** Begin Provided records **
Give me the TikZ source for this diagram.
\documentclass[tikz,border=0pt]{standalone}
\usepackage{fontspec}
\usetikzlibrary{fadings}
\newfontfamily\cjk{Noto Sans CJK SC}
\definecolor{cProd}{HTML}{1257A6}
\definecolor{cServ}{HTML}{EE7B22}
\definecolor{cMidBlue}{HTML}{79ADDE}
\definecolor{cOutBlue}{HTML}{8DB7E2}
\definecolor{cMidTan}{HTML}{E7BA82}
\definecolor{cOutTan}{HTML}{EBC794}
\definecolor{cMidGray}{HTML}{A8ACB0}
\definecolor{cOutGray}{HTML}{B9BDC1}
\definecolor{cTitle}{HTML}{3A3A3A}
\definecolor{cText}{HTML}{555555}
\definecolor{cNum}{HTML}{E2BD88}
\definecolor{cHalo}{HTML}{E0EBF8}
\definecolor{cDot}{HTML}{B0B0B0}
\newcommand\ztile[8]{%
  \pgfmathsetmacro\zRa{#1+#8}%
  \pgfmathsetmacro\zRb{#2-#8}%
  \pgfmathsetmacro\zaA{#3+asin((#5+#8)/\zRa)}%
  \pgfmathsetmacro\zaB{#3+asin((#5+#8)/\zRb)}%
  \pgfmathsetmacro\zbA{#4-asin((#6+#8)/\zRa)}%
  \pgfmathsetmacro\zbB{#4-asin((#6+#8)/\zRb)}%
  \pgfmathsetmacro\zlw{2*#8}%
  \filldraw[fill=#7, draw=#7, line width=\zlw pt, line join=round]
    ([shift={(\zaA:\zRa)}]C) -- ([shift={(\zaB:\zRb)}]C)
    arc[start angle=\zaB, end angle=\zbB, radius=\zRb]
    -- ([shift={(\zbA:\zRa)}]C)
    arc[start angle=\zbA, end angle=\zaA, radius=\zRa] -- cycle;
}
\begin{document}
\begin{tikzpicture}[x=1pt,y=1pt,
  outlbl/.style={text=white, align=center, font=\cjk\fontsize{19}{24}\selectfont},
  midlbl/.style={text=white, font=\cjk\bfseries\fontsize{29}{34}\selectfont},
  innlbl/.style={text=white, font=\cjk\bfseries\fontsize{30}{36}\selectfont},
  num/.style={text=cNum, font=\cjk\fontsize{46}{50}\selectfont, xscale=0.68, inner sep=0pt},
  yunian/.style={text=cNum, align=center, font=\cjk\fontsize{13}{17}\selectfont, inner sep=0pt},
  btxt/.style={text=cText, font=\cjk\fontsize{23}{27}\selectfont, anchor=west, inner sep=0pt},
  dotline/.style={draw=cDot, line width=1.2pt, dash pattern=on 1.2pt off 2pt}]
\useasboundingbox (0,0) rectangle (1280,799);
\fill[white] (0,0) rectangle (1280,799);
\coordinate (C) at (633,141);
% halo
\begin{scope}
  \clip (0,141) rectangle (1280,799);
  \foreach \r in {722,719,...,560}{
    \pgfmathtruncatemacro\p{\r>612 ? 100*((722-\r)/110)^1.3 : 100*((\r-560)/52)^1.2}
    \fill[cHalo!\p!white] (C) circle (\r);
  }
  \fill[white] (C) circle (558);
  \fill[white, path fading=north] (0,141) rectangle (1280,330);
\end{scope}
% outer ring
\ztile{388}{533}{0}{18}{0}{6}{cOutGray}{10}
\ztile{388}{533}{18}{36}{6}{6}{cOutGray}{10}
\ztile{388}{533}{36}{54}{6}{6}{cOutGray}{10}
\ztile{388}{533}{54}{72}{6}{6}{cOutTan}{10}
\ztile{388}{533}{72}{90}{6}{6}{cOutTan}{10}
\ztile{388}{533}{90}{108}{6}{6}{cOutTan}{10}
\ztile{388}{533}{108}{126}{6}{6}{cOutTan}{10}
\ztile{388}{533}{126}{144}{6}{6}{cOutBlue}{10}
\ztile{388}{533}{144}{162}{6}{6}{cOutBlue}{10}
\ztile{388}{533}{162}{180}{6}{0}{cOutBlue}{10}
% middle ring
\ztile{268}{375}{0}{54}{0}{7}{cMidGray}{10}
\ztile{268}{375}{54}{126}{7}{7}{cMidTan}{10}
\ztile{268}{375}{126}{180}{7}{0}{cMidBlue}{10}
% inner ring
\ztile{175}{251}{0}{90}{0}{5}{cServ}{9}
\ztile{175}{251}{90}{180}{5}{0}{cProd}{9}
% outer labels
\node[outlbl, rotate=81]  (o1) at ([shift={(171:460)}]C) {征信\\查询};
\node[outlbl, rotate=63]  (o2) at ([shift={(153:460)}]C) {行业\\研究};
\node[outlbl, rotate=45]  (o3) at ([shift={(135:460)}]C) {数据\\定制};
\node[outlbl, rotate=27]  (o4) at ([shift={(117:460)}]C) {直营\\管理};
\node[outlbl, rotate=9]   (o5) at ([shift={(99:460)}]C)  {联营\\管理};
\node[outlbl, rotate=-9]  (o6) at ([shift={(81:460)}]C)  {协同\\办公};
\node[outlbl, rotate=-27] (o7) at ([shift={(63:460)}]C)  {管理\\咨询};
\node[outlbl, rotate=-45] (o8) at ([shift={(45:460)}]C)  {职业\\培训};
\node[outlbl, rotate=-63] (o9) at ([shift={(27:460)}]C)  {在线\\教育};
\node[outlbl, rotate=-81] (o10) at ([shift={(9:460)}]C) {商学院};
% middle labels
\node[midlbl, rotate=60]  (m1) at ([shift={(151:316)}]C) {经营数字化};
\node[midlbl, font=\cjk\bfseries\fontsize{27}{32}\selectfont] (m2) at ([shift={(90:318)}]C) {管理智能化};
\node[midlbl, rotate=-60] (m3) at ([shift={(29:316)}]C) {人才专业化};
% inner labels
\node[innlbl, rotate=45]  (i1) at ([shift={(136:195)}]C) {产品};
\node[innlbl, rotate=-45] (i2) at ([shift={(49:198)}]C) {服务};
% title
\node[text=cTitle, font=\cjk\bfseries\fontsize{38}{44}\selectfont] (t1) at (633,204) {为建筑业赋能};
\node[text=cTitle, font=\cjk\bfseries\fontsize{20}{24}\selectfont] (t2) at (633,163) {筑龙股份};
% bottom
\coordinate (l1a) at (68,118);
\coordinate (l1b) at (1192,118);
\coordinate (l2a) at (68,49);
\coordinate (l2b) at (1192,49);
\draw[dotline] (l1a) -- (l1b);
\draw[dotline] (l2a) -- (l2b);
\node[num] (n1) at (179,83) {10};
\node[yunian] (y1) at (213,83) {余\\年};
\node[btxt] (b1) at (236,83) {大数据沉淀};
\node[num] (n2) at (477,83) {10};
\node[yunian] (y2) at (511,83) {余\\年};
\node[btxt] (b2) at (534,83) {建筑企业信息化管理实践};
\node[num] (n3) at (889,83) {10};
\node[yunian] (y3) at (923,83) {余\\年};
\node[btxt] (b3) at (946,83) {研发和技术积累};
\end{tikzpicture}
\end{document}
** End Provided records **
** Begin Provided records **
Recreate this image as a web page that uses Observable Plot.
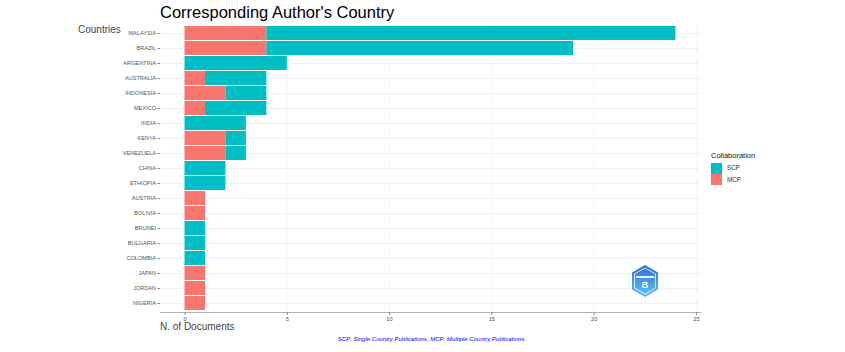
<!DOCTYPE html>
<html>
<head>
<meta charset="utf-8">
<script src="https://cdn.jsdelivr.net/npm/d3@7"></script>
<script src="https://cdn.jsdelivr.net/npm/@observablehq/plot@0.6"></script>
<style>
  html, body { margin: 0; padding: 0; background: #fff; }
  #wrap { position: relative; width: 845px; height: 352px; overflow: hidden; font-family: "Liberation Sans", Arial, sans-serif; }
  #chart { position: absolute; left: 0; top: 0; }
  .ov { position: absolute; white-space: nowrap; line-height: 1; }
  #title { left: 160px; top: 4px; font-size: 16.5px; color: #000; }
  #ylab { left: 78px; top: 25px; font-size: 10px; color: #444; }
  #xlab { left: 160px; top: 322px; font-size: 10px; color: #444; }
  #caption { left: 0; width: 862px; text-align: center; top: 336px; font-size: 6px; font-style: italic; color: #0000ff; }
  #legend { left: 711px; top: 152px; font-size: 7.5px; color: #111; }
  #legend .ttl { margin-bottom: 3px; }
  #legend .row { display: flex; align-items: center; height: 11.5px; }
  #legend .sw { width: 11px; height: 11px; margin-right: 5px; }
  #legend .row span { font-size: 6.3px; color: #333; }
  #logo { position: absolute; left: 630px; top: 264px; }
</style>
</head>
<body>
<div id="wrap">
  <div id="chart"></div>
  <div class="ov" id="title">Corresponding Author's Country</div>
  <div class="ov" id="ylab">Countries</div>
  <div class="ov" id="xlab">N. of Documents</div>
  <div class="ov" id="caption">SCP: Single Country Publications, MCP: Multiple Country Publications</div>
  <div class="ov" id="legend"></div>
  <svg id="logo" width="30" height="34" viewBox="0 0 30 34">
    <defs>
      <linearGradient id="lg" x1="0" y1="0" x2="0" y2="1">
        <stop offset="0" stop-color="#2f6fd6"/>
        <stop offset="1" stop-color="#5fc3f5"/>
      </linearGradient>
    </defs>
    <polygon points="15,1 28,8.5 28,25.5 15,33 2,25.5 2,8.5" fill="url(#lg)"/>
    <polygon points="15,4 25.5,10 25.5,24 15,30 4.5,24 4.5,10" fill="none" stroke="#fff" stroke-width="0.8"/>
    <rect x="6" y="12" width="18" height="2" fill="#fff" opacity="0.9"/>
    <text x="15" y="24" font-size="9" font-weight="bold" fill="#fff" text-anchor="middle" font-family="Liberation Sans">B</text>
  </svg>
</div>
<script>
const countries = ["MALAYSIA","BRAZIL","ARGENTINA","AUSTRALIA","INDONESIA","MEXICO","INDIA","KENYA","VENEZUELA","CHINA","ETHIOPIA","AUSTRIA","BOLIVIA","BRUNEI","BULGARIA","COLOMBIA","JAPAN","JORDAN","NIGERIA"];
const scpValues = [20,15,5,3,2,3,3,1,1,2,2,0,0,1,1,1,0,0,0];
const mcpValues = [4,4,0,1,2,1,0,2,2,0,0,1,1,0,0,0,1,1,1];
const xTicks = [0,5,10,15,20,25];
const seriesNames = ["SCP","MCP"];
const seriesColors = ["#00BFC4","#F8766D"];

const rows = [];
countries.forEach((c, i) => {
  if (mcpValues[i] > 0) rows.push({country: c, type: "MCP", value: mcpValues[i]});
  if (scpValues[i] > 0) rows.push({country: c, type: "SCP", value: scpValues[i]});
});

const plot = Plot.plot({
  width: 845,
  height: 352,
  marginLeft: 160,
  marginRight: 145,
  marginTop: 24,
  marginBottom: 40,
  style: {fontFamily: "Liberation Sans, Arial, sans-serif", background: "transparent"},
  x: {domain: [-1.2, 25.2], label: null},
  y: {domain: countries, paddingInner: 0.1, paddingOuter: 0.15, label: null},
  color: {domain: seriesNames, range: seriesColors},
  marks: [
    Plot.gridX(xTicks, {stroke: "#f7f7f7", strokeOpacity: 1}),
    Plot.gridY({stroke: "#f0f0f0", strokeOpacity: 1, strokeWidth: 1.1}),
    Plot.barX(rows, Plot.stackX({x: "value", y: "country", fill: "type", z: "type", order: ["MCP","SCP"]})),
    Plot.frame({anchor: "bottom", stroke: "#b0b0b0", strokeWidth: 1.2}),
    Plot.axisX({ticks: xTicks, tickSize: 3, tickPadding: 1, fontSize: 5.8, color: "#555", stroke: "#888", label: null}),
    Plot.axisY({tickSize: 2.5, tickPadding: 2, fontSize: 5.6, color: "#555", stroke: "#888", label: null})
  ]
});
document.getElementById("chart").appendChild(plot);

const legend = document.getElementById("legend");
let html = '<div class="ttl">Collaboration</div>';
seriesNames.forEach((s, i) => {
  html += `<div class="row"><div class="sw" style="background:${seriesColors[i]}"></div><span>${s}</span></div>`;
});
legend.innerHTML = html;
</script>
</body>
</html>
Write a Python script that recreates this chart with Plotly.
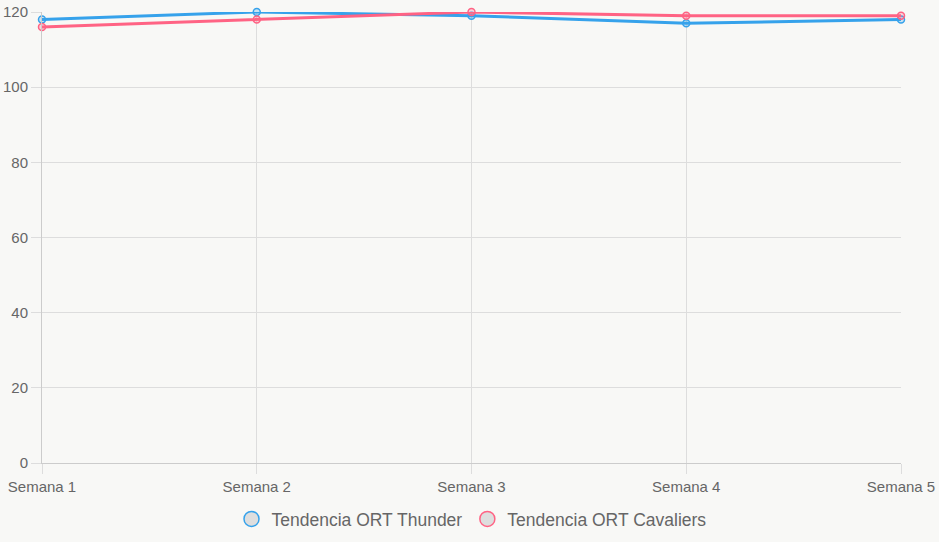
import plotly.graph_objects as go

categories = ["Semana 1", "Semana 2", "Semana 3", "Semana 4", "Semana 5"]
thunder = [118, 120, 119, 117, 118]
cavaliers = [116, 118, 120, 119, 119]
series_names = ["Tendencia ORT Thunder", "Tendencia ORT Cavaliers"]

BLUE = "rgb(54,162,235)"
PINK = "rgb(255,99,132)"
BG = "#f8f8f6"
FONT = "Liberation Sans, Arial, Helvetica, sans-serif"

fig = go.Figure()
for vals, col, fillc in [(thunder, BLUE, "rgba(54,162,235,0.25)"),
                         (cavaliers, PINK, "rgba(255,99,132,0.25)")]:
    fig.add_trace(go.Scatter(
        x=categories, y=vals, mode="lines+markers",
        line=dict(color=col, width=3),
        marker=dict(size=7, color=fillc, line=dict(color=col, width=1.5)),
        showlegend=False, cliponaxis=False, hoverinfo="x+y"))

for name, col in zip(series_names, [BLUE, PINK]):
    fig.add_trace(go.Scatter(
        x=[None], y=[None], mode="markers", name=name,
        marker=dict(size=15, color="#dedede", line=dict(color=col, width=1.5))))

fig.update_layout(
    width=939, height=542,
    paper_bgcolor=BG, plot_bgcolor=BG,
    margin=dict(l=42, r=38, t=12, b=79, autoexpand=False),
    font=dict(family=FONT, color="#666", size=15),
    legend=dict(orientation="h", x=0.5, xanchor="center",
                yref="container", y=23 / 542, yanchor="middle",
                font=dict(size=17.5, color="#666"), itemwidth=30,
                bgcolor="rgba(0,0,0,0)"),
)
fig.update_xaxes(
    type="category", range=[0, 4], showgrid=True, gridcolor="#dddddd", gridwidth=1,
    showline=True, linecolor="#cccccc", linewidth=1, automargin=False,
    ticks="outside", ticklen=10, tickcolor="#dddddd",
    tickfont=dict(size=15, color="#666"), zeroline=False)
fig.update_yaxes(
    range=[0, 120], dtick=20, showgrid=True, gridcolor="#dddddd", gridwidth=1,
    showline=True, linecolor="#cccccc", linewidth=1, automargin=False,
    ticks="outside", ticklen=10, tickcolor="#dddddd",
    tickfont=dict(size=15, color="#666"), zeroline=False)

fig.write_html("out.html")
** End Provided records **
** Begin Provided records **
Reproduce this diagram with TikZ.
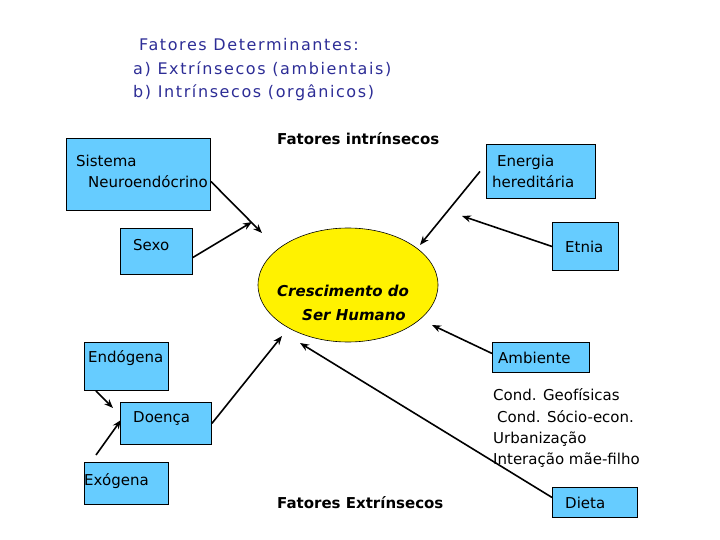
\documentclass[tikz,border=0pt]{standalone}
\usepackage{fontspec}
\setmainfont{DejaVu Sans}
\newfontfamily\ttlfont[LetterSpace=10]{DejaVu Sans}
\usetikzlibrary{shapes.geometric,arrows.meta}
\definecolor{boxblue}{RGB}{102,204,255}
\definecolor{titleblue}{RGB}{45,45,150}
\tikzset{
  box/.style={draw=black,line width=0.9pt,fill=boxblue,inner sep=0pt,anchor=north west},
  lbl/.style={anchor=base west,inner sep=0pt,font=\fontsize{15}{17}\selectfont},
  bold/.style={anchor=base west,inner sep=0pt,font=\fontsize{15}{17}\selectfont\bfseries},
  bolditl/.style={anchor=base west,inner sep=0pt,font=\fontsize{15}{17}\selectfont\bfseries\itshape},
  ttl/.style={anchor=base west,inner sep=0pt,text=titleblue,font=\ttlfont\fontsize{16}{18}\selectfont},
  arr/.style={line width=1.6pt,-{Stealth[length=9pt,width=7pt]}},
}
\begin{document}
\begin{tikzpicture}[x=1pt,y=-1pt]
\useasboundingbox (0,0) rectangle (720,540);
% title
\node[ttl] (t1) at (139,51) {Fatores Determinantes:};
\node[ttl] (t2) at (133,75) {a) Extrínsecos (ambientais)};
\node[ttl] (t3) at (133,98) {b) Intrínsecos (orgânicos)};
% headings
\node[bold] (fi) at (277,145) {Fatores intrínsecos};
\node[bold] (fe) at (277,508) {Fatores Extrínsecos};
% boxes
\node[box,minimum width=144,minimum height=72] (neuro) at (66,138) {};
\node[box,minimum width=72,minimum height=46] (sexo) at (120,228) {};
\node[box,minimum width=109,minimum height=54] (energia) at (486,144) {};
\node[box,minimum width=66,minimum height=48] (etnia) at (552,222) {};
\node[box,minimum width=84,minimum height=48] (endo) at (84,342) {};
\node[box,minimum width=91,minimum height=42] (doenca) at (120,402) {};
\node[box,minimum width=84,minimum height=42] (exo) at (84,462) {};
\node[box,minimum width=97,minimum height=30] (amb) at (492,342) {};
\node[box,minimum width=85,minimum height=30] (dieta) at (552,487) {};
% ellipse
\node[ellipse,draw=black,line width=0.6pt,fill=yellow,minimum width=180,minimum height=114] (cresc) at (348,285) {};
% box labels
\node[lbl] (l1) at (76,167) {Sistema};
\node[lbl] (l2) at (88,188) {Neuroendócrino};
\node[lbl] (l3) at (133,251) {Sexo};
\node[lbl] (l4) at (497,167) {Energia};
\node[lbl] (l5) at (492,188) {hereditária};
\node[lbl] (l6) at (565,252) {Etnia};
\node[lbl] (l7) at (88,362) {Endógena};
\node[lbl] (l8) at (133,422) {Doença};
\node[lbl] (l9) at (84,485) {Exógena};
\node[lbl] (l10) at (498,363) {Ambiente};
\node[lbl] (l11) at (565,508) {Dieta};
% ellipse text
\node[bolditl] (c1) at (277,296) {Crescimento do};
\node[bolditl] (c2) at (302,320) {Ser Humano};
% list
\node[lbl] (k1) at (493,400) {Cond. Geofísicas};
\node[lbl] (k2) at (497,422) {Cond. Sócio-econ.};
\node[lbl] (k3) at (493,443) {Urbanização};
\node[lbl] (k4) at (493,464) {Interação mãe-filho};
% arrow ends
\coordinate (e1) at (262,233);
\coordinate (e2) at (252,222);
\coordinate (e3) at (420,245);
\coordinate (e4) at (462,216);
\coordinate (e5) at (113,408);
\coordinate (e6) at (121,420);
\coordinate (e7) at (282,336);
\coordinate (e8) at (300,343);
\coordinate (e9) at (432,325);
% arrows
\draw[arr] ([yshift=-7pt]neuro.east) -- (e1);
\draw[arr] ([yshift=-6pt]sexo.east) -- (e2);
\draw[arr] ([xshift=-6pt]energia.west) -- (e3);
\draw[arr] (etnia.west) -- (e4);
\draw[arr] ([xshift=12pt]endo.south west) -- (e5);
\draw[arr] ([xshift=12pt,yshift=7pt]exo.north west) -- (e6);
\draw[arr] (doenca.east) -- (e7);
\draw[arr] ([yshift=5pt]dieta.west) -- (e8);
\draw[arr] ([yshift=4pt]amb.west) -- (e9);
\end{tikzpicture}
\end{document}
** End Provided records **
*What to work on*. Select, from the listing, all lines that include the word "diagram".

*Exercise answer*.
Give me the TikZ source for this diagram.
Reproduce this diagram with TikZ.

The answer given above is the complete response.